What is asked:
Each line from the top of the listing through the one holding "const cPinkBands = [[1,150,17.5,24.2]];" should be restated word for word, with nothing added and no pictures.
BEGIN
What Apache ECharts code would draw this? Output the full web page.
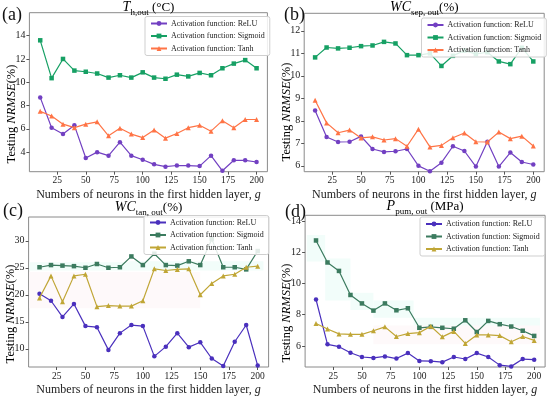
<!DOCTYPE html>
<html>
<head>
<meta charset="utf-8">
<script src="https://cdn.jsdelivr.net/npm/echarts@6/dist/echarts.min.js"></script>
<style>
html,body{margin:0;padding:0;background:#fff;}
#chart{width:550px;height:397px;}
</style>
</head>
<body>
<div id="chart"></div>
<script>
// ---------------- data ----------------
const g = [10,20,30,40,50,60,70,80,90,100,110,120,130,140,150,160,170,180,190,200];
const xTicks = [25,50,75,100,125,150,175,200];

// (a) T_h,out
const aReLU    = [8.7,6.1,5.55,6.3,3.5,4.0,3.7,4.85,3.7,3.35,2.95,2.75,2.85,2.85,2.8,3.7,2.4,3.3,3.3,3.15];
const aSigmoid = [13.6,10.35,12.0,11.0,10.9,10.75,10.4,10.6,10.4,10.85,10.4,10.3,10.65,10.5,10.8,10.6,11.2,11.6,11.9,11.2];
const aTanh    = [7.5,7.1,6.4,6.1,6.4,6.6,5.4,6.05,5.55,5.25,5.9,5.2,5.6,6.1,6.3,5.8,6.7,6.1,6.8,6.8];
const aYTicks  = [4,6,8,10,12,14];

// (b) WC_sep,out
const bReLU    = [8.46,7.28,7.06,7.07,7.31,6.75,6.62,6.65,6.75,6.0,5.76,6.14,6.87,6.66,5.97,7.07,5.97,6.59,6.17,6.06];
const bSigmoid = [10.82,11.26,11.22,11.25,11.32,11.35,11.51,11.44,10.92,10.92,11.0,10.44,10.89,11.12,10.97,11.05,10.64,10.52,11.25,10.64];
const bTanh    = [8.92,7.91,7.47,7.59,7.24,7.29,7.15,7.21,6.87,7.63,6.84,6.91,7.25,7.46,7.07,7.06,7.5,7.21,7.32,6.88];
const bYTicks  = [6,7,8,9,10,11,12];

// (c) WC_tan,out
const cReLU    = [20.2,18.9,15.9,18.3,14.2,14.0,9.8,12.9,14.4,14.2,8.6,10.4,12.9,10.3,11.2,8.2,6.8,11.3,14.4,6.9];
const cSigmoid = [25.1,25.5,25.4,25.3,25.0,25.7,25.0,25.1,27.1,25.5,27.6,25.5,25.4,26.2,25.5,30.3,25.1,25.1,24.7,28.1];
const cTanh    = [19.4,23.5,18.7,23.5,23.8,17.8,18.0,17.9,17.9,18.9,24.8,24.5,24.7,24.8,20.0,22.1,23.5,23.8,25.1,25.3];
const cYTicks  = [10,15,20,25,30];
// faint shaded regions [x0, x1, y0, y1]
const cCyanBands = [[1,88,24.5,26.0],[88,205,24.5,26.2]];
const cPinkBands = [[1,150,17.5,24.2]];

// (d) P_pum,out
const dReLU    = [8.97,6.1,5.95,5.56,5.29,5.23,5.33,5.19,5.54,5.04,5.02,4.96,5.29,5.16,5.54,5.29,4.77,4.69,5.16,5.12];
const dSigmoid = [12.75,11.34,10.8,9.26,8.72,8.26,8.72,8.28,8.41,7.16,7.22,7.16,7.1,7.64,6.89,7.6,7.39,7.24,6.97,6.64];
const dTanh    = [7.43,7.08,6.77,6.74,6.74,6.97,7.22,6.6,6.79,6.85,7.26,6.58,6.93,6.16,6.7,6.7,6.66,6.27,6.6,6.35];
const dYTicks  = [6,8,10,12,14];
const dCyanBands = [[2,18,11.4,13.1],[18,40,8.9,11.6],[40,60,8.3,9.4],[60,95,7.8,8.9],[95,150,6.8,7.8],[150,205,6.5,7.8]];
const dPinkBands = [[60,205,6.1,7.3]];

const names = ['Activation function: ReLU','Activation function: Sigmoid','Activation function: Tanh'];

// ---------------- layout / style ----------------
const FONT = '"Liberation Serif","Times New Roman",serif';
const panels = [
  {grid:{left:29.4,top:12.7,width:238,height:159}, ymin:2.32, ymax:15.97, yticks:aYTicks,
   data:[aReLU,aSigmoid,aTanh], colors:['#7240c2','#16a064','#ff7446'], suffix:'',
   legend:{left:145,top:16.5}, cyan:[], pink:[]},
  {grid:{left:304.2,top:13.3,width:240,height:158.4}, ymin:5.74, ymax:12.78, yticks:bYTicks,
   data:[bReLU,bSigmoid,bTanh], colors:['#7240c2','#16a064','#ff7446'], suffix:'',
   legend:{left:421.5,top:18}, cyan:[], pink:[]},
  {grid:{left:28.6,top:217,width:240,height:154}, ymin:6.63, ymax:34.4, yticks:cYTicks,
   data:[cReLU,cSigmoid,cTanh], colors:['#4a30bd','#3c7b5f','#c0a636'], suffix:' ',
   legend:{left:144,top:215.5}, cyan:cCyanBands, pink:cPinkBands},
  {grid:{left:305.1,top:215.3,width:240,height:155.7}, ymin:4.65, ymax:14.36, yticks:dYTicks,
   data:[dReLU,dSigmoid,dTanh], colors:['#4a30bd','#3c7b5f','#c0a636'], suffix:' ',
   legend:{left:420,top:217}, cyan:dCyanBands, pink:dPinkBands}
];
const symbols = ['circle','rect','triangle'];
const symSizes = [4.5,4.5,5];

const grids=[], xAxes=[], yAxes=[], series=[], legends=[];
panels.forEach((p,i)=>{
  grids.push(Object.assign({show:true,borderColor:'#8a8a8a',borderWidth:1,backgroundColor:'transparent'},p.grid));
  xAxes.push({type:'value',gridIndex:i,min:0.5,max:209.5,
    axisLine:{show:false},splitLine:{show:false},
    axisTick:{show:true,length:3,lineStyle:{color:'#555'},customValues:xTicks},
    axisLabel:{color:'#222',fontFamily:FONT,fontSize:9.5,margin:4,customValues:xTicks},
    name:'{n|Numbers of neurons in the first hidden layer, }{i|g}',nameLocation:'middle',nameGap:17,
    nameTextStyle:{rich:{n:{fontFamily:FONT,fontSize:12,color:'#222'},i:{fontFamily:FONT,fontSize:12,fontStyle:'italic',color:'#222'}}}
  });
  yAxes.push({type:'value',gridIndex:i,min:p.ymin,max:p.ymax,
    axisLine:{show:false},splitLine:{show:false},
    axisTick:{show:true,length:3,lineStyle:{color:'#555'},customValues:p.yticks},
    axisLabel:{color:'#222',fontFamily:FONT,fontSize:10,margin:4,customValues:p.yticks}
  });
  const ls = [];
  names.forEach((n,k)=>{
    const nm = n + p.suffix;
    ls.push(nm);
    const s = {type:'line',name:nm,xAxisIndex:i,yAxisIndex:i,
      data:g.map((x,j)=>[x,p.data[k][j]]),
      symbol:symbols[k],symbolSize:symSizes[k],showAllSymbol:true,
      lineStyle:{color:p.colors[k],width:1.2},
      itemStyle:{color:p.colors[k]},
      animation:false,z:3+k*0.01};
    if(k===0 && (p.cyan.length||p.pink.length)){
      s.markArea={silent:true,z:1,data:[
        ...p.cyan.map(b=>[{coord:[b[0],b[2]],itemStyle:{color:'#f2fdfa',opacity:1}},{coord:[b[1],b[3]]}]),
        ...p.pink.map(b=>[{coord:[b[0],b[2]],itemStyle:{color:'#fef9fa',opacity:1}},{coord:[b[1],b[3]]}])
      ]};
    }
    series.push(s);
  });
  legends.push({orient:'vertical',left:p.legend.left,top:p.legend.top,data:ls,
    formatter:(nm)=>nm.trim(),
    itemWidth:16,itemHeight:6,itemGap:4.5,padding:[3,5,3,5],
    borderColor:'#cfcfcf',borderWidth:1,borderRadius:2,backgroundColor:'rgba(255,255,255,0.85)',
    textStyle:{fontFamily:FONT,fontSize:8,color:'#222',padding:[0,0,0,-1]},
    selectedMode:false});
});

const richTitle = {
  i:{fontFamily:FONT,fontSize:14,fontStyle:'italic',color:'#111',lineHeight:16,padding:[0,0,3,0],verticalAlign:'bottom'},
  n:{fontFamily:FONT,fontSize:13,color:'#111',lineHeight:16,padding:[0,0,3,0],verticalAlign:'bottom'},
  s:{fontFamily:FONT,fontSize:9,color:'#111',lineHeight:10,verticalAlign:'bottom'}
};
const titles = [
  {x:148.5,y:9,text:'{i|T}{s|h,out}{n| (°C)}'},
  {x:424.3,y:9,text:'{i|WC}{s|sep, out}{n|(%)}'},
  {x:148.6,y:209,text:'{i|WC}{s|tan, out}{n|(%)}'},
  {x:425.1,y:208,text:'{i|P}{s|pum, out}{n| (MPa)}'}
];
const panelLabels = [
  {x:2,y:15,t:'(a)'},{x:284,y:15,t:'(b)'},{x:3,y:211,t:'(c)'},{x:285,y:212,t:'(d)'}
];
const yLabels = [{x:11.5,y:114},{x:287,y:112},{x:11,y:314},{x:287,y:313}];

const graphic = [];
titles.forEach(t=>graphic.push({type:'text',x:t.x,y:t.y,z:10,style:{text:t.text,rich:richTitle,align:'center',verticalAlign:'middle'}}));
panelLabels.forEach(l=>graphic.push({type:'text',x:l.x,y:l.y,z:10,style:{text:l.t,font:'18px '+FONT,fill:'#111',align:'left',verticalAlign:'middle'}}));
yLabels.forEach(l=>graphic.push({type:'text',x:l.x,y:l.y,rotation:Math.PI/2,z:10,style:{
  text:'{n|Testing }{i|NRMSE}{n|(%)}',align:'center',verticalAlign:'middle',
  rich:{n:{fontFamily:FONT,fontSize:12.5,color:'#222'},i:{fontFamily:FONT,fontSize:12.5,fontStyle:'italic',color:'#222'}}}}));

const chart = echarts.init(document.getElementById('chart'),null,{renderer:'canvas'});
chart.setOption({
  backgroundColor:'#fff',
  animation:false,
  grid:grids,xAxis:xAxes,yAxis:yAxes,series:series,legend:legends,graphic:graphic
});
</script>
</body>
</html>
END
Completed exercise:
What Apache ECharts code would draw this? Output the full web page.
<!DOCTYPE html>
<html>
<head>
<meta charset="utf-8">
<script src="https://cdn.jsdelivr.net/npm/echarts@6/dist/echarts.min.js"></script>
<style>
html,body{margin:0;padding:0;background:#fff;}
#chart{width:550px;height:397px;}
</style>
</head>
<body>
<div id="chart"></div>
<script>
// ---------------- data ----------------
const g = [10,20,30,40,50,60,70,80,90,100,110,120,130,140,150,160,170,180,190,200];
const xTicks = [25,50,75,100,125,150,175,200];

// (a) T_h,out
const aReLU    = [8.7,6.1,5.55,6.3,3.5,4.0,3.7,4.85,3.7,3.35,2.95,2.75,2.85,2.85,2.8,3.7,2.4,3.3,3.3,3.15];
const aSigmoid = [13.6,10.35,12.0,11.0,10.9,10.75,10.4,10.6,10.4,10.85,10.4,10.3,10.65,10.5,10.8,10.6,11.2,11.6,11.9,11.2];
const aTanh    = [7.5,7.1,6.4,6.1,6.4,6.6,5.4,6.05,5.55,5.25,5.9,5.2,5.6,6.1,6.3,5.8,6.7,6.1,6.8,6.8];
const aYTicks  = [4,6,8,10,12,14];

// (b) WC_sep,out
const bReLU    = [8.46,7.28,7.06,7.07,7.31,6.75,6.62,6.65,6.75,6.0,5.76,6.14,6.87,6.66,5.97,7.07,5.97,6.59,6.17,6.06];
const bSigmoid = [10.82,11.26,11.22,11.25,11.32,11.35,11.51,11.44,10.92,10.92,11.0,10.44,10.89,11.12,10.97,11.05,10.64,10.52,11.25,10.64];
const bTanh    = [8.92,7.91,7.47,7.59,7.24,7.29,7.15,7.21,6.87,7.63,6.84,6.91,7.25,7.46,7.07,7.06,7.5,7.21,7.32,6.88];
const bYTicks  = [6,7,8,9,10,11,12];

// (c) WC_tan,out
const cReLU    = [20.2,18.9,15.9,18.3,14.2,14.0,9.8,12.9,14.4,14.2,8.6,10.4,12.9,10.3,11.2,8.2,6.8,11.3,14.4,6.9];
const cSigmoid = [25.1,25.5,25.4,25.3,25.0,25.7,25.0,25.1,27.1,25.5,27.6,25.5,25.4,26.2,25.5,30.3,25.1,25.1,24.7,28.1];
const cTanh    = [19.4,23.5,18.7,23.5,23.8,17.8,18.0,17.9,17.9,18.9,24.8,24.5,24.7,24.8,20.0,22.1,23.5,23.8,25.1,25.3];
const cYTicks  = [10,15,20,25,30];
// faint shaded regions [x0, x1, y0, y1]
const cCyanBands = [[1,88,24.5,26.0],[88,205,24.5,26.2]];
const cPinkBands = [[1,150,17.5,24.2]];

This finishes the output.